Borrelia are tick-borne bacteria that in humans are the aetiological agents of Lyme disease and relapsing fever. Here we present the first genomes of B. turcica and B. tachyglossi, members of a recently described and rapidly expanding Borrelia clade associated with reptile (B. turcica) or echidna (B. tachyglossi) hosts, transmitted by hard ticks, and of unknown pathogenicity. Borrelia tachyglossi and B. turcica genomes are similar to those of relapsing fever Borrelia species, containing a linear ~ 900 kb chromosome, a single long (> 70 kb) linear plasmid, and numerous short (< 40 kb) linear and circular plasmids, as well as a suite of housekeeping and macronutrient biosynthesis genes which are not found in Lyme disease Borrelia. Additionally, both B. tachyglossi and B. turcica contain paralogous vsp and vlp proteins homologous to those used in the multiphasic antigen-switching system used by relapsing fever Borrelia to evade vertebrate immune responses, although their number was greatly reduced compared to human-infectious species. However, B. tachyglossi and B. turcica chromosomes also contain numerous genes orthologous to Lyme disease Borrelia-specific genes, demonstrating a unique evolutionary, and potentially phenotypic link between these groups. Borrelia tachyglossi and B. turcica genomes also have unique genetic features, including degraded and deleted tRNA modification genes, and an expanded range of macronutrient salvage and biosynthesis genes compared to relapsing fever and Lyme disease Borrelia. These genomes and genomic comparisons provide an insight into the biology and evolutionary origin of these Borrelia, and provide a valuable resource for future work.



We don’t hear much about the importance of reptiles but we should.  According to independent Canadian tick researcher, too much emphasis has been placed on the white footed mouse and not enough on reptiles, particularly in the West & South.   Scott has shown that there are established populations of deer ticks in Manitoba as well as in insular, hyper-endemic Corkscrew Island, yet both are devoid of white-footed mice. He points out that there are numerous reservoir hosts that must be considered including other mammals, birds, and reptiles.

For decades we’ve been told it’s the mice. Yet a real problem are reptiles like skinks and lizards:,

This current abstract brings up Echidna – or spiny ant-eaters, yet another potential vector/reservoir which are egg-laying mammals.

Digging a bit further, I discovered that varieties of uniquely Australian borrelia have been identified and are in fact related to Relapsing fever and Reptilian fever groups found in the paralysis tick, a common tick that bites people.  While the “powers that be” deny Lyme in Australia, this could be a way Australians are contracting a “Lyme-like” illness.  (Abstract found in link)

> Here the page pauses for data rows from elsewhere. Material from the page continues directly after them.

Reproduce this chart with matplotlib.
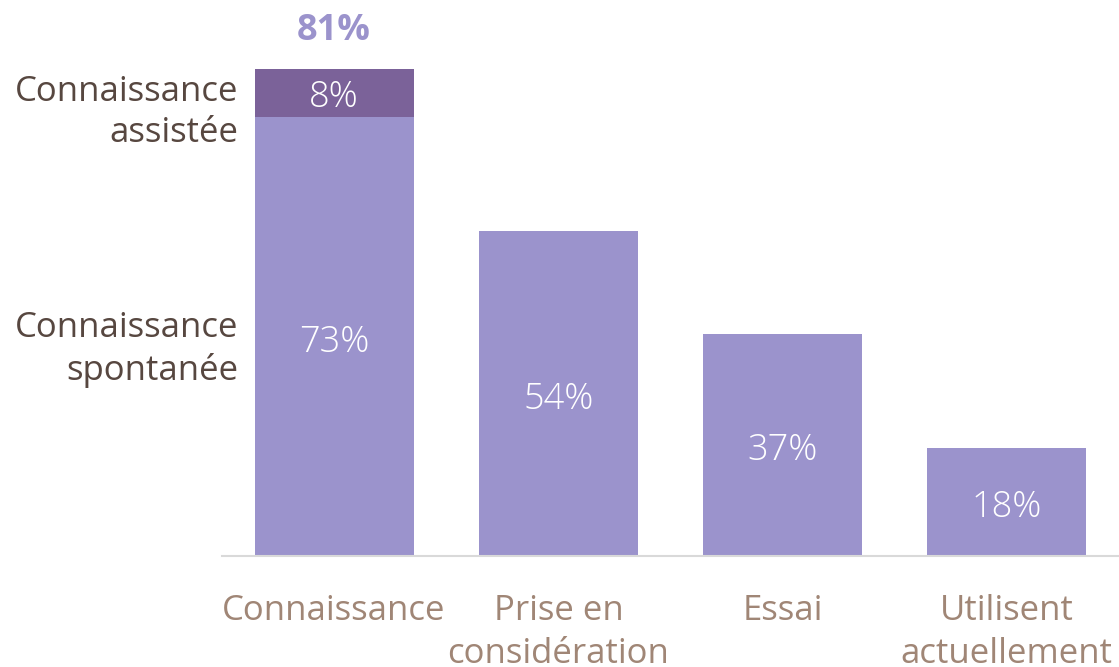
import matplotlib.pyplot as plt

categories = ['Connaissance', 'Prise en\nconsidération', 'Essai', 'Utilisent\nactuellement']
spontaneous = [73, 54, 37, 18]
assisted = [8, 0, 0, 0]

bar_color = '#9B93CC'
top_color = '#7B6299'
left_txt = '#574740'
tick_txt = '#A08676'

plt.rcParams['font.family'] = ['Open Sans', 'DejaVu Sans']

fig = plt.figure(figsize=(11.19, 6.67), dpi=100)
ax = fig.add_axes([222 / 1119, 111 / 667, 897 / 1119, 541 / 667])

x = list(range(len(categories)))
ax.bar(x, spontaneous, width=0.71, color=bar_color)
ax.bar(x[:1], assisted[:1], bottom=spontaneous[:1], width=0.71, color=top_color)

ax.set_xlim(-0.5, 3.5)
ax.set_ylim(0, 90)

# value labels inside bars
for xi, v in zip(x, spontaneous):
    ax.annotate(f'{v}%', (xi, v / 2), xytext=(0, -4), textcoords='offset points',
                ha='center', va='center', color='white', fontsize=26, fontweight='light')
ax.annotate(f'{assisted[0]}%', (x[0], spontaneous[0] + assisted[0] / 2), xytext=(0, -3),
            textcoords='offset points', ha='center', va='center', color='white',
            fontsize=26, fontweight='light')

# total above first bar
total = spontaneous[0] + assisted[0]
ax.annotate(f'{total}%', (x[0], total), xytext=(0, 21), textcoords='offset points',
            ha='center', va='baseline', color=bar_color, fontsize=26, fontweight='bold')

# segment labels on the left
ax.annotate('Connaissance\nassistée', (-0.425, spontaneous[0] + assisted[0] / 2),
            xytext=(0, -14), textcoords='offset points', ha='right', va='center',
            color=left_txt, fontsize=25, linespacing=1.3, annotation_clip=False)
ax.annotate('Connaissance\nspontanée', (-0.425, spontaneous[0] / 2),
            xytext=(0, -9), textcoords='offset points', ha='right', va='center',
            color=left_txt, fontsize=25, linespacing=1.3, annotation_clip=False)

ax.set_xticks(x)
ax.set_xticklabels(categories, fontsize=25, color=tick_txt, linespacing=1.38)
ax.tick_params(axis='x', length=0, pad=27)
ax.set_yticks([])
for s in ['top', 'right', 'left']:
    ax.spines[s].set_visible(False)
ax.spines['bottom'].set_color('#D9D9D9')
ax.spines['bottom'].set_linewidth(1.5)

fig.savefig('out.png', dpi=100, facecolor='white')
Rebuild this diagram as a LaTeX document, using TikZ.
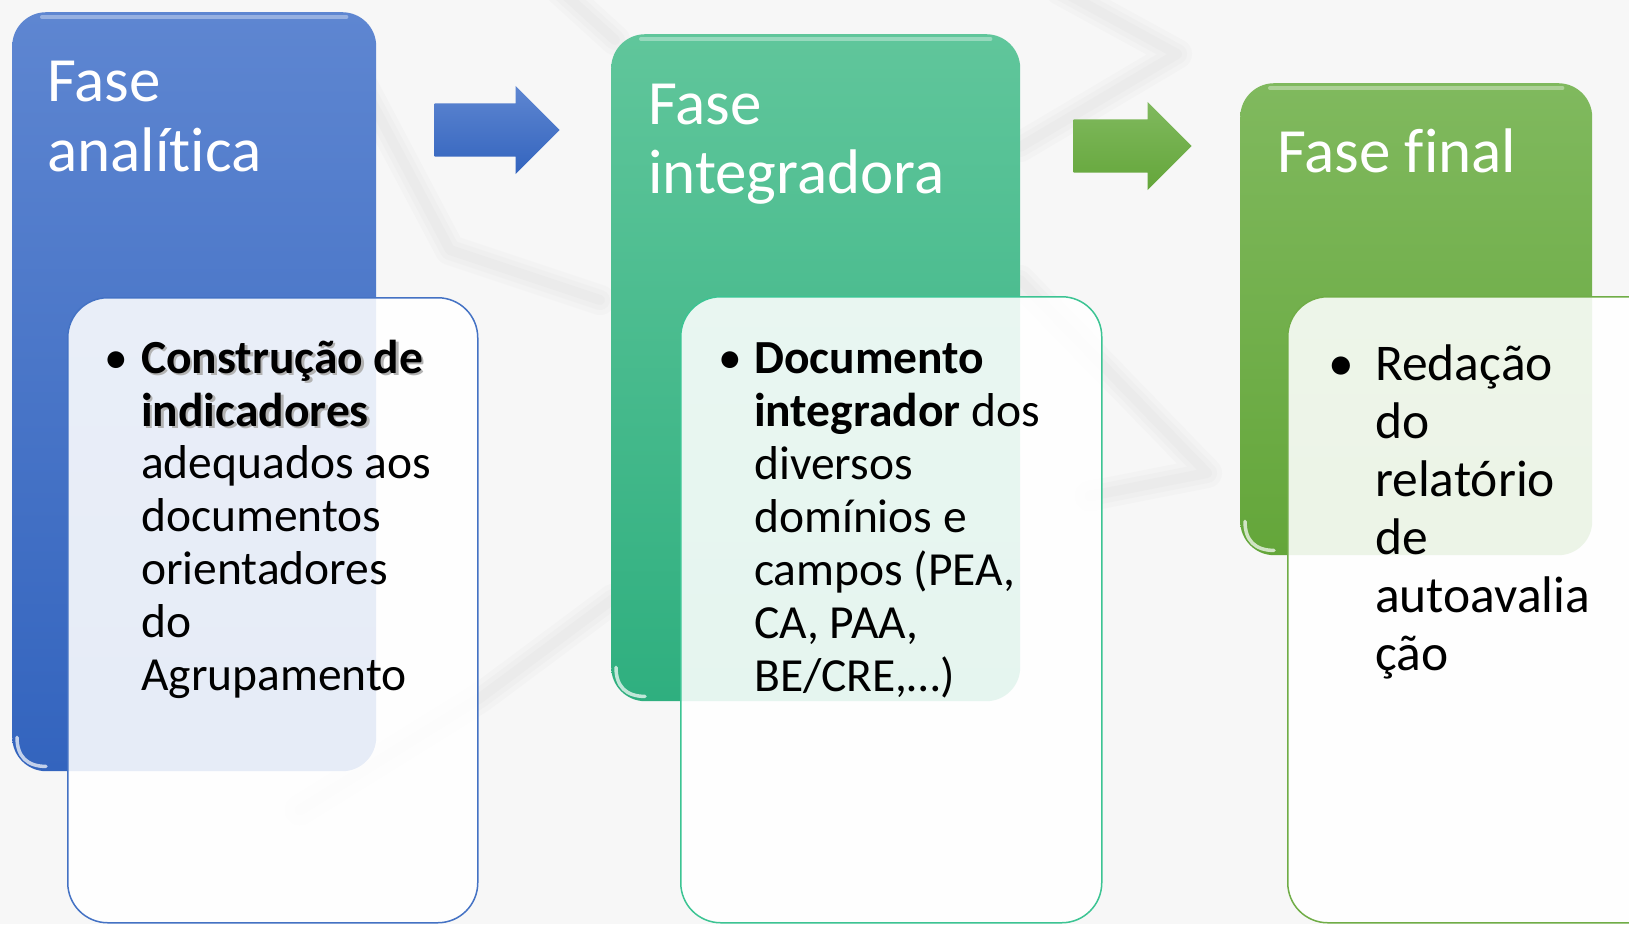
\documentclass[tikz,border=0pt]{standalone}
\usepackage{fontspec}
\setmainfont{Carlito}[Ligatures={NoCommon}]
\usepackage{xcolor}
\usetikzlibrary{shapes.arrows, positioning}

\definecolor{bgGray}{HTML}{F7F7F7}
\definecolor{swoosh}{HTML}{B4B4B4}
\definecolor{anaTop}{HTML}{5E86D1}
\definecolor{anaBot}{HTML}{3364BE}
\definecolor{intTop}{HTML}{60C69B}
\definecolor{intBot}{HTML}{2FAF7F}
\definecolor{finTop}{HTML}{80B95E}
\definecolor{finBot}{HTML}{64A63A}
\definecolor{anaLine}{HTML}{4472C4}
\definecolor{intLine}{HTML}{3CC493}
\definecolor{finLine}{HTML}{70AD47}

\newcommand{\shadowed}[1]{\rlap{\kern2.5pt\raisebox{-2.5pt}{\color{black!30}#1}}#1}

\tikzset{
  phase/.style     = {rectangle, rounded corners=34pt, inner sep=0pt, anchor=north west},
  detail/.style    = {rectangle, rounded corners=40pt, inner sep=0pt, anchor=north west,
                      fill=white, fill opacity=0.88, line width=1.5pt},
  headline/.style  = {anchor=base west, inner sep=0pt, text=white, font=\fontsize{63}{70}\selectfont},
  bodytxt/.style   = {anchor=base west, inner sep=0pt, text=black, font=\fontsize{47.5}{53}\selectfont},
  bigtxt/.style    = {anchor=base west, inner sep=0pt, text=black, font=\fontsize{51.5}{58}\selectfont},
  dot/.style       = {anchor=base, inner sep=0pt, text=black},
  flowarrow/.style = {single arrow, single arrow head extend=17.5pt, inner sep=0pt,
                      text height=53pt, text depth=0pt, text width=0pt, anchor=tip},
  gloss/.style     = {white, opacity=0.35, line width=4pt, line cap=round},
  shine/.style     = {white, opacity=0.7, line width=3.5pt, line cap=round}
}

\begin{document}
\begin{tikzpicture}[x=1pt, y=-1pt]
    \useasboundingbox (0,0) rectangle (1629,924);
    \clip (0,0) rectangle (1629,924);
    \fill[bgGray] (0,0) rectangle (1629,924);

    % faint background zigzag, soft edges
    \foreach \w in {30,20,10} {
        \begin{scope}[swoosh, opacity=0.06, line width=\w pt, line cap=round, line join=round]
            \draw (560,-10) -- (615,40);
            \draw (360,80) -- (450,250) -- (600,300);
            \draw (300,810) -- (480,698) -- (613,599);
            \draw (1060,-10) -- (1177,54) -- (1020,147);
            \draw (1020,280) -- (1207,473) -- (1090,496);
        \end{scope}
    }

    % phase boxes
    \node (ana) at (12,12)   [phase, minimum width=364, minimum height=759, top color=anaTop, bottom color=anaBot] {};
    \node (int) at (611,34)  [phase, minimum width=409, minimum height=667, top color=intTop, bottom color=intBot] {};
    \node (fin) at (1240,83) [phase, minimum width=352, minimum height=472, top color=finTop, bottom color=finBot] {};

    \foreach \b in {ana,int,fin} {
        \draw[gloss] ([xshift=30pt,yshift=-5pt]\b.north west) -- ([xshift=-30pt,yshift=-5pt]\b.north east);
        \draw[shine] ([shift={(5,-34)}]\b.south west) .. controls ([shift={(5,-15)}]\b.south west)
            and ([shift={(15,-5)}]\b.south west) .. ([shift={(34,-5)}]\b.south west);
    }

    % arrows between phases
    \node (arr1) at (560,130)  [flowarrow, minimum height=125, top color=anaTop, bottom color=anaBot] {};
    \node (arr2) at (1192,146) [flowarrow, minimum height=118, top color=finTop, bottom color=finBot] {};

    % titles
    \node (ana-t1) at (47,101)   [headline] {Fase};
    \node (ana-t2) at (47,171)   [headline] {analítica};
    \node (int-t1) at (648,124)  [headline] {Fase};
    \node (int-t2) at (648,193)  [headline] {integradora};
    \node (fin-t1) at (1277,172) [headline] {Fase final};

    % detail boxes
    \node (ana-d) at (67,297)   [detail, draw=anaLine, minimum width=410, minimum height=625] {};
    \node (int-d) at (680,296)  [detail, draw=intLine, minimum width=421, minimum height=626] {};
    \node (fin-d) at (1287,296) [detail, draw=finLine, minimum width=400, minimum height=626] {};

    % analitica text
    \node (ana-dot) at (116.5,373) [dot, font=\fontsize{47.5}{53}\selectfont] {•};
    \node (ana-b1) at (141,373) [bodytxt] {\bfseries\shadowed{Construção de}};
    \node (ana-b2) at (141,426) [bodytxt] {\bfseries\shadowed{indicadores}};
    \foreach \txt [count=\i from 0] in {{adequados aos}, documentos, orientadores, do, Agrupamento}
        \node (ana-\i) at (141,478+53*\i) [bodytxt] {\txt};

    % integradora text
    \node (int-dot) at (730,373) [dot, font=\fontsize{47.5}{53}\selectfont] {•};
    \node (int-b1) at (754,373) [bodytxt] {\bfseries Documento};
    \node (int-b2) at (754,426) [bodytxt] {\textbf{integrador} dos};
    \foreach \txt [count=\i from 0] in {diversos, {domínios e}, {campos (PEA,}, {CA, PAA,}, {BE/CRE,…)}}
        \node (int-\i) at (754,479+53*\i) [bodytxt] {\txt};

    % final text
    \node (fin-dot) at (1341,380) [dot, font=\fontsize{51.5}{58}\selectfont] {•};
    \foreach \txt [count=\i from 0] in {Redação, do, relatório, de, autoavalia, ção}
        \node (fin-\i) at (1375,380+58*\i) [bigtxt] {\txt};
\end{tikzpicture}
\end{document}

The research possibilities are endless, but one things’s for certain, Australians are getting sick and there’s a reason why.  To announce that Lyme doesn’t exist there is very short-sighted.  Whether it’s Lyme caused by Bb or a “Lyme-like” illness caused by another organism, WE NEED TO KNOW, because in the sidelines are thousands of very sick people who deserve answers.  A SYDNEY woman will launch a class action against NSW Health after autopsy results showed her husband had been riddled with a disease the Health Department says does not exist in Australia….The autopsy indicated he had bacteria from Lyme disease in his liver, heart, kidney and lungs.

Hmmmmm…. now how in the world did that happen?!!

Patients need answers that will directly affect their immediate health, not a bunch of climate data that is for all intents and purposes is worthless to patient health outcome.